What to Expect When You Visit
The Madison Avenue boutique rewards a visit structured around conversation rather than efficiency. Come prepared to discuss what you are drawn to and why. The staff are trained to guide customers through Foundrae's symbolic system, helping match personal resonance with specific motifs. This is not a hard sell; it is closer to a consultation.
A few practical notes for visiting:
- Allow more time than you think you need. The discovery process the brand has designed is intentionally unhurried.
- Engage with the studio aspect of the space. Understanding that pieces are conceived and developed in an environment like this changes how you relate to the finished work.

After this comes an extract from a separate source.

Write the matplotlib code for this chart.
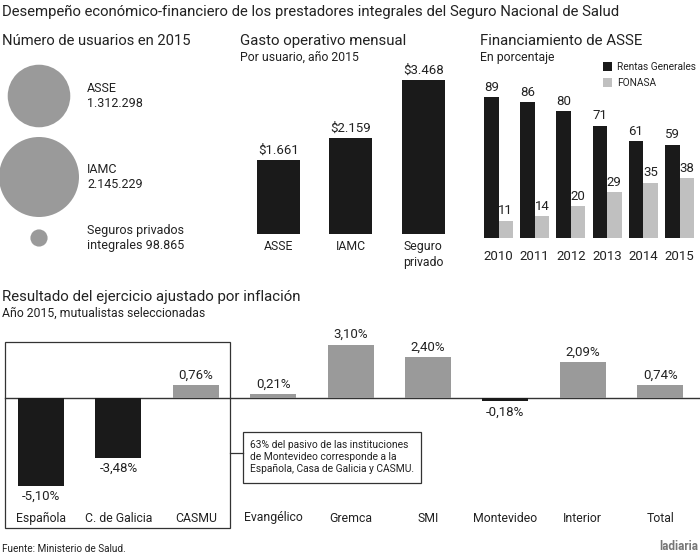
import matplotlib
matplotlib.use('Agg')
import matplotlib.pyplot as plt
from matplotlib.patches import Circle, Rectangle
import matplotlib.transforms as mtransforms
import numpy as np

plt.rcParams['font.family'] = ['Roboto', 'DejaVu Sans']

# datos
usuarios_labels = ['ASSE\n1.312.298', 'IAMC\n2.145.229', 'Seguros privados\nintegrales 98.865']
usuarios = [1312298, 2145229, 98865]

gasto_cats = ['ASSE', 'IAMC', 'Seguro\nprivado']
gasto = [1661, 2159, 3468]
gasto_labels = ['$1.661', '$2.159', '$3.468']

anios = ['2010', '2011', '2012', '2013', '2014', '2015']
rentas = [89, 86, 80, 71, 61, 59]
fonasa = [11, 14, 20, 29, 35, 38]

mutualistas = ['Española', 'C. de Galicia', 'CASMU', 'Evangélico', 'Gremca',
               'SMI', 'Montevideo', 'Interior', 'Total']
resultado = [-5.10, -3.48, 0.76, 0.21, 3.10, 2.40, -0.18, 2.09, 0.74]

BLACK = '#1a1a1a'
GRAY = '#9a9a9a'
LIGHT = '#c0c0c0'
TXT = '#222222'

W, H = 700, 556
fig = plt.figure(figsize=(W / 100, H / 100), dpi=100)

def box(x0, y0, x1, y1):
    # caja en pixeles (origen arriba-izq) -> fraccion de figura
    return [x0 / W, 1 - y1 / H, (x1 - x0) / W, (y1 - y0) / H]

# overlay para textos y burbujas
ov = fig.add_axes([0, 0, 1, 1])
ov.set_xlim(0, W)
ov.set_ylim(H, 0)
ov.axis('off')

ov.text(2, 12, 'Desempeño económico-financiero de los prestadores integrales del Seguro Nacional de Salud',
        fontsize=10.7, color=TXT, va='center')

# --- usuarios (burbujas, area proporcional) ---
ov.text(2, 41, 'Número de usuarios en 2015', fontsize=10.6, color=TXT, va='center')
r_ref = 40 / np.sqrt(max(usuarios))
centros_y = [96, 177, 238]
for v, cy, lab in zip(usuarios, centros_y, usuarios_labels):
    ov.add_patch(Circle((39, cy), r_ref * np.sqrt(v), color=GRAY, lw=0))
    ov.text(87, cy, lab, fontsize=9, color=TXT, va='center', linespacing=1.25)

# --- gasto operativo ---
ov.text(240, 41, 'Gasto operativo mensual', fontsize=10.8, color=TXT, va='center')
ov.text(240, 57, 'Por usuario, año 2015', fontsize=8.8, color=TXT, va='center')
ax1 = fig.add_axes(box(242, 74.1, 459.5, 234))
x1 = np.arange(len(gasto))
ax1.bar(x1, gasto, width=0.593, color=BLACK)
ax1.set_xlim(-0.5, 2.5)
ax1.set_ylim(0, 3600)
ax1.axis('off')
for xi, v, lab in zip(x1, gasto, gasto_labels):
    ax1.text(xi, v + 80, lab, ha='center', va='bottom', fontsize=9.5, color=TXT)
tr1 = mtransforms.blended_transform_factory(ax1.transData, fig.transFigure)
for xi, c in zip(x1, gasto_cats):
    ax1.text(xi, 1 - 240 / H, c, ha='center', va='top', fontsize=8.8, color=TXT,
             transform=tr1, linespacing=1.3)

# --- financiamiento ASSE ---
ov.text(480, 41, 'Financiamiento de ASSE', fontsize=10.8, color=TXT, va='center')
ov.text(480, 57, 'En porcentaje', fontsize=8.8, color=TXT, va='center')
ax2 = fig.add_axes(box(480.4, 79.6, 697.6, 238))
x2 = np.arange(len(anios))
ax2.bar(x2 - 0.2, rentas, width=0.4, color=BLACK)
ax2.bar(x2 + 0.2, fonasa, width=0.4, color=LIGHT)
ax2.set_xlim(-0.5, 5.5)
ax2.set_ylim(0, 100)
ax2.axis('off')
for xi, a, b in zip(x2, rentas, fonasa):
    ax2.text(xi - 0.2, a + 2, str(a), ha='center', va='bottom', fontsize=9.5, color=TXT)
    ax2.text(xi + 0.2, b + 2, str(b), ha='center', va='bottom', fontsize=9.5, color=TXT)
tr2 = mtransforms.blended_transform_factory(ax2.transData, fig.transFigure)
for xi, a in zip(x2, anios):
    ax2.text(xi, 1 - 256 / H, a, ha='center', va='center', fontsize=9.5, color=TXT, transform=tr2)
ov.add_patch(Rectangle((603, 62), 9, 9, color=BLACK, lw=0))
ov.add_patch(Rectangle((603, 78), 9, 9, color=LIGHT, lw=0))
ov.text(617, 67, 'Rentas Generales', fontsize=7.3, color=TXT, va='center')
ov.text(617, 83, 'FONASA', fontsize=7.3, color=TXT, va='center')

# --- resultado del ejercicio ---
ov.text(2, 297, 'Resultado del ejercicio ajustado por inflación', fontsize=10.8, color=TXT, va='center')
ov.text(2, 313, 'Año 2015, mutualistas seleccionadas', fontsize=8.8, color=TXT, va='center')
ax3 = fig.add_axes(box(2.3, 329.2, 698.9, 501.2))
x3 = np.arange(len(mutualistas))
cols = [BLACK if v < 0 else GRAY for v in resultado]
ax3.bar(x3, resultado, width=0.595, color=cols, zorder=2)
ax3.set_xlim(-0.5, 8.5)
ax3.set_ylim(-6, 4)
ax3.axis('off')
for xi, v in zip(x3, resultado):
    lab = ('%.2f%%' % v).replace('.', ',')
    if v >= 0:
        ax3.text(xi, v + 0.2, lab, ha='center', va='bottom', fontsize=9.5, color=TXT)
    else:
        ax3.text(xi, v - 0.25, lab, ha='center', va='top', fontsize=9.5, color=TXT)
tr3 = mtransforms.blended_transform_factory(ax3.transData, fig.transFigure)
for xi, c in zip(x3, mutualistas):
    ax3.text(xi, 1 - 518 / H, c, ha='center', va='center', fontsize=8.8, color=TXT, transform=tr3)
ov.plot([5, 700], [398, 398], color='#333333', lw=1, zorder=3)

# recuadro y nota
ov.add_patch(Rectangle((5, 342), 225, 186, fill=False, ec='#333333', lw=0.9))
ov.plot([230, 243], [453, 453], color='#333333', lw=0.9)
ov.add_patch(Rectangle((243, 432), 178, 51, fill=False, ec='#333333', lw=0.9))
ov.text(250, 457, '63% del pasivo de las instituciones\nde Montevideo corresponde a la\nEspañola, Casa de Galicia y CASMU.',
        fontsize=7.4, color=TXT, va='center', linespacing=1.3)

ov.text(2, 549, 'Fuente: Ministerio de Salud.', fontsize=7.2, color=TXT, va='center')
ov.text(698, 546, 'ladiaria', fontsize=8.5, color='#777777', fontweight='bold', ha='right', va='center')

fig.savefig('out.png', dpi=100)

- Ask about layering and stacking. Foundrae's pieces are designed with the logic of accumulation in mind; a single medallion is a beginning, not a destination.
- Bring a specific question or intention if you have one. The symbolism-forward approach works best when you arrive with some sense of what you are looking for, even if that sense is only a feeling.
The Broader Significance
Foundrae's Madison Avenue studio represents a particular argument about what fine jewelry retail can be in 2026. At a moment when the industry is navigating the tension between digital convenience and physical craftsmanship, between algorithmic personalization and genuine human guidance, the brand has planted a flag on the side of slow, considered, embodied choice. The boutique is not nostalgic for a pre-digital retail era; it is making a current case that some purchases require presence.
For collectors building a meaningful collection, the Foundrae approach offers a useful template. Jewelry that carries a symbolic vocabulary gives you a coherent thread to pull on over time. Each addition to a Foundrae collection is in dialogue with what came before and what might come next, which is precisely the kind of long-term relationship with objects that distinguishes a collection from an accumulation.
The Madison Avenue studio is, in that sense, less a store than a starting point.